>> BEGIN Data section
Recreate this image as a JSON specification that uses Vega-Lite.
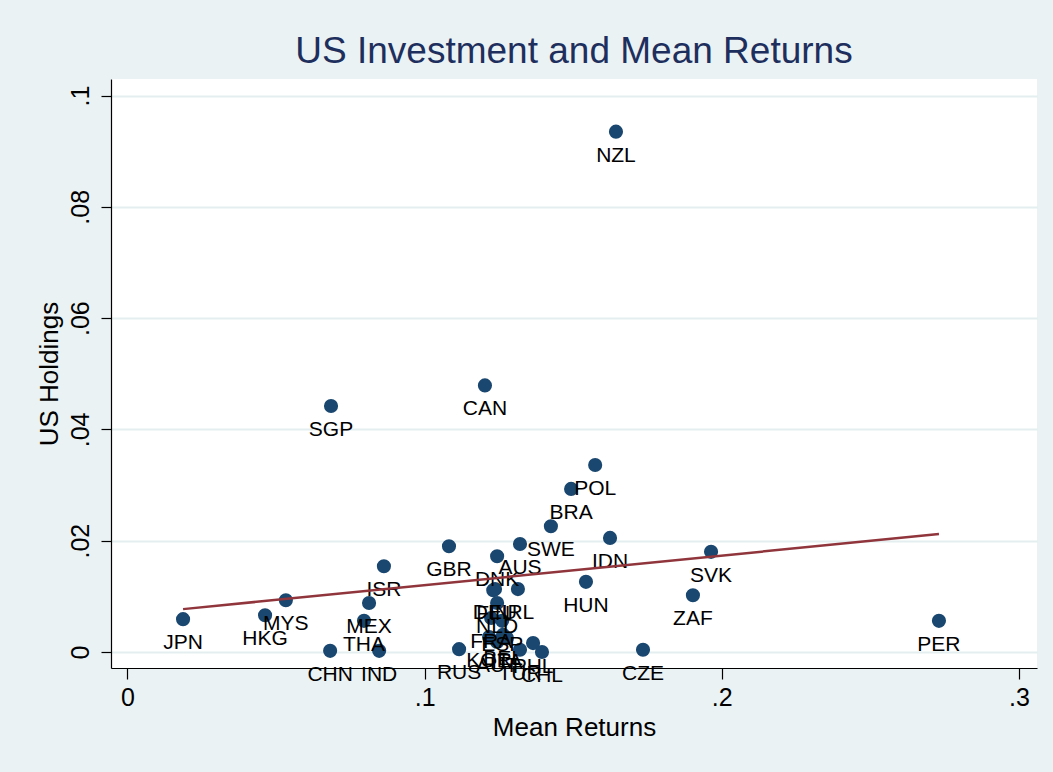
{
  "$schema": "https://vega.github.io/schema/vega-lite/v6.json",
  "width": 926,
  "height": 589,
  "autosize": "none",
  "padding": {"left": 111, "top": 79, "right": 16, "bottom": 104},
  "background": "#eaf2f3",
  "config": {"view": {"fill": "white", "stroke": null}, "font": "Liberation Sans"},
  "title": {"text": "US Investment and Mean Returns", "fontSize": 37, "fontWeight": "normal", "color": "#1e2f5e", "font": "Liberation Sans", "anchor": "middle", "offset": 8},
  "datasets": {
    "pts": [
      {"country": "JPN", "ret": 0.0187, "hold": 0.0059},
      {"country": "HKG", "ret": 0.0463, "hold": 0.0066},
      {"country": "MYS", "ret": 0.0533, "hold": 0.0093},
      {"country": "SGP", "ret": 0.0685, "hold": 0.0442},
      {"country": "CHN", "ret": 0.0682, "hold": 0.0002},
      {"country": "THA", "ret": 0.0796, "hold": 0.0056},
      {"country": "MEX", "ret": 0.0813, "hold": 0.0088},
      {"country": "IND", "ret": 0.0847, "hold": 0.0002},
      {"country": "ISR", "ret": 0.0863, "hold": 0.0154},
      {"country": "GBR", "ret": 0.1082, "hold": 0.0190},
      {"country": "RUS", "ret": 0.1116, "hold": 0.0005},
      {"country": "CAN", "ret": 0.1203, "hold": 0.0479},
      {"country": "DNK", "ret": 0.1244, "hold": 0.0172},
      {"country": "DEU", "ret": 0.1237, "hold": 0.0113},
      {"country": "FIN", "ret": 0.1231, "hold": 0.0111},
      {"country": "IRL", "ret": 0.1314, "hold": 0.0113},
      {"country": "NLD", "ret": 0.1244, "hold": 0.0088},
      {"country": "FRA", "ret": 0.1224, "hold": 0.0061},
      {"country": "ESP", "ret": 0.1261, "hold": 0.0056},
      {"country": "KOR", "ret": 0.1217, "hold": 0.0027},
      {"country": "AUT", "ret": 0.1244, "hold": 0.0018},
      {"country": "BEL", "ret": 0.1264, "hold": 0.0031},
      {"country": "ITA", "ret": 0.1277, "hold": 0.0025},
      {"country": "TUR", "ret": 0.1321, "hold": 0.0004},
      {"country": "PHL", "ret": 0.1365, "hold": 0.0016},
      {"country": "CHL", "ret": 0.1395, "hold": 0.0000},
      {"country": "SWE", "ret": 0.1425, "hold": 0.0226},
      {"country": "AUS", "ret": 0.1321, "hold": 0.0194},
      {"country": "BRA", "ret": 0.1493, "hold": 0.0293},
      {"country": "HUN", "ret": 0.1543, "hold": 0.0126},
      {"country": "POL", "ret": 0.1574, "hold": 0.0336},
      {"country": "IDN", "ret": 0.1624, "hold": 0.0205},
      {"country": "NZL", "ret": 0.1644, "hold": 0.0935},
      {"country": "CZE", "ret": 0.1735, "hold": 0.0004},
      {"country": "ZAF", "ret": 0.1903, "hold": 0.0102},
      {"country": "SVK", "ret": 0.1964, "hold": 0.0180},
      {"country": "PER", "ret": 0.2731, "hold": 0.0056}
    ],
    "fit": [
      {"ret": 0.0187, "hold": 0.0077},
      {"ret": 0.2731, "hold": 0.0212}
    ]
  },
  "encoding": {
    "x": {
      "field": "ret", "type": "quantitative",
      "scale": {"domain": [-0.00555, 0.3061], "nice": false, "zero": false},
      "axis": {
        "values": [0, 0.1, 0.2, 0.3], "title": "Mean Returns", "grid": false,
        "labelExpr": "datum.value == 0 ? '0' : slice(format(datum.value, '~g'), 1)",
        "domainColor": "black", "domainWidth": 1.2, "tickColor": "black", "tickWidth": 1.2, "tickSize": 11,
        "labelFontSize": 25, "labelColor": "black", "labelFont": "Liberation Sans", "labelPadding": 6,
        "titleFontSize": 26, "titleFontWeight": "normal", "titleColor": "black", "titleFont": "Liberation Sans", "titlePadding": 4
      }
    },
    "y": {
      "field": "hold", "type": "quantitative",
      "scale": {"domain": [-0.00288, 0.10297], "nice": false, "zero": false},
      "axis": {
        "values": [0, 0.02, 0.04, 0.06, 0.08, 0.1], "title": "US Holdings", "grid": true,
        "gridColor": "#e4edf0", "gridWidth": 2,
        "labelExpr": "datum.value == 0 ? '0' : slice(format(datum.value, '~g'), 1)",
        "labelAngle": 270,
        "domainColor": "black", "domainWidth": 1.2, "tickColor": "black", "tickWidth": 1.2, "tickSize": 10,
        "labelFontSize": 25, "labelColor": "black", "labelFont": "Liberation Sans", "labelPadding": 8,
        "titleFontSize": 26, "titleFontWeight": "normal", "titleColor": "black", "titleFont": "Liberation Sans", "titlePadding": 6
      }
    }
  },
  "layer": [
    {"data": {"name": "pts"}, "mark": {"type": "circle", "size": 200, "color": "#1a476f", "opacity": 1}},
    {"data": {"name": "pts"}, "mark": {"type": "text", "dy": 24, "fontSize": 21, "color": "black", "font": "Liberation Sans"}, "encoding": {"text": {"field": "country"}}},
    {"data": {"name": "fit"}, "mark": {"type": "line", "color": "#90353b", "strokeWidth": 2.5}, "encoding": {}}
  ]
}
>> END Data section
Extract the full listing above verbatim; pictures are to be left out of the copy.

Answer to this problem:
Recreate this image as a JSON specification that uses Vega-Lite.
{
  "$schema": "https://vega.github.io/schema/vega-lite/v6.json",
  "width": 926,
  "height": 589,
  "autosize": "none",
  "padding": {"left": 111, "top": 79, "right": 16, "bottom": 104},
  "background": "#eaf2f3",
  "config": {"view": {"fill": "white", "stroke": null}, "font": "Liberation Sans"},
  "title": {"text": "US Investment and Mean Returns", "fontSize": 37, "fontWeight": "normal", "color": "#1e2f5e", "font": "Liberation Sans", "anchor": "middle", "offset": 8},
  "datasets": {
    "pts": [
      {"country": "JPN", "ret": 0.0187, "hold": 0.0059},
      {"country": "HKG", "ret": 0.0463, "hold": 0.0066},
      {"country": "MYS", "ret": 0.0533, "hold": 0.0093},
      {"country": "SGP", "ret": 0.0685, "hold": 0.0442},
      {"country": "CHN", "ret": 0.0682, "hold": 0.0002},
      {"country": "THA", "ret": 0.0796, "hold": 0.0056},
      {"country": "MEX", "ret": 0.0813, "hold": 0.0088},
      {"country": "IND", "ret": 0.0847, "hold": 0.0002},
      {"country": "ISR", "ret": 0.0863, "hold": 0.0154},
      {"country": "GBR", "ret": 0.1082, "hold": 0.0190},
      {"country": "RUS", "ret": 0.1116, "hold": 0.0005},
      {"country": "CAN", "ret": 0.1203, "hold": 0.0479},
      {"country": "DNK", "ret": 0.1244, "hold": 0.0172},
      {"country": "DEU", "ret": 0.1237, "hold": 0.0113},
      {"country": "FIN", "ret": 0.1231, "hold": 0.0111},
      {"country": "IRL", "ret": 0.1314, "hold": 0.0113},
      {"country": "NLD", "ret": 0.1244, "hold": 0.0088},
      {"country": "FRA", "ret": 0.1224, "hold": 0.0061},
      {"country": "ESP", "ret": 0.1261, "hold": 0.0056},
      {"country": "KOR", "ret": 0.1217, "hold": 0.0027},
      {"country": "AUT", "ret": 0.1244, "hold": 0.0018},
      {"country": "BEL", "ret": 0.1264, "hold": 0.0031},
      {"country": "ITA", "ret": 0.1277, "hold": 0.0025},
      {"country": "TUR", "ret": 0.1321, "hold": 0.0004},
      {"country": "PHL", "ret": 0.1365, "hold": 0.0016},
      {"country": "CHL", "ret": 0.1395, "hold": 0.0000},
      {"country": "SWE", "ret": 0.1425, "hold": 0.0226},
      {"country": "AUS", "ret": 0.1321, "hold": 0.0194},
      {"country": "BRA", "ret": 0.1493, "hold": 0.0293},
      {"country": "HUN", "ret": 0.1543, "hold": 0.0126},
      {"country": "POL", "ret": 0.1574, "hold": 0.0336},
      {"country": "IDN", "ret": 0.1624, "hold": 0.0205},
      {"country": "NZL", "ret": 0.1644, "hold": 0.0935},
      {"country": "CZE", "ret": 0.1735, "hold": 0.0004},
      {"country": "ZAF", "ret": 0.1903, "hold": 0.0102},
      {"country": "SVK", "ret": 0.1964, "hold": 0.0180},
      {"country": "PER", "ret": 0.2731, "hold": 0.0056}
    ],
    "fit": [
      {"ret": 0.0187, "hold": 0.0077},
      {"ret": 0.2731, "hold": 0.0212}
    ]
  },
  "encoding": {
    "x": {
      "field": "ret", "type": "quantitative",
      "scale": {"domain": [-0.00555, 0.3061], "nice": false, "zero": false},
      "axis": {
        "values": [0, 0.1, 0.2, 0.3], "title": "Mean Returns", "grid": false,
        "labelExpr": "datum.value == 0 ? '0' : slice(format(datum.value, '~g'), 1)",
        "domainColor": "black", "domainWidth": 1.2, "tickColor": "black", "tickWidth": 1.2, "tickSize": 11,
        "labelFontSize": 25, "labelColor": "black", "labelFont": "Liberation Sans", "labelPadding": 6,
        "titleFontSize": 26, "titleFontWeight": "normal", "titleColor": "black", "titleFont": "Liberation Sans", "titlePadding": 4
      }
    },
    "y": {
      "field": "hold", "type": "quantitative",
      "scale": {"domain": [-0.00288, 0.10297], "nice": false, "zero": false},
      "axis": {
        "values": [0, 0.02, 0.04, 0.06, 0.08, 0.1], "title": "US Holdings", "grid": true,
        "gridColor": "#e4edf0", "gridWidth": 2,
        "labelExpr": "datum.value == 0 ? '0' : slice(format(datum.value, '~g'), 1)",
        "labelAngle": 270,
        "domainColor": "black", "domainWidth": 1.2, "tickColor": "black", "tickWidth": 1.2, "tickSize": 10,
        "labelFontSize": 25, "labelColor": "black", "labelFont": "Liberation Sans", "labelPadding": 8,
        "titleFontSize": 26, "titleFontWeight": "normal", "titleColor": "black", "titleFont": "Liberation Sans", "titlePadding": 6
      }
    }
  },
  "layer": [
    {"data": {"name": "pts"}, "mark": {"type": "circle", "size": 200, "color": "#1a476f", "opacity": 1}},
    {"data": {"name": "pts"}, "mark": {"type": "text", "dy": 24, "fontSize": 21, "color": "black", "font": "Liberation Sans"}, "encoding": {"text": {"field": "country"}}},
    {"data": {"name": "fit"}, "mark": {"type": "line", "color": "#90353b", "strokeWidth": 2.5}, "encoding": {}}
  ]
}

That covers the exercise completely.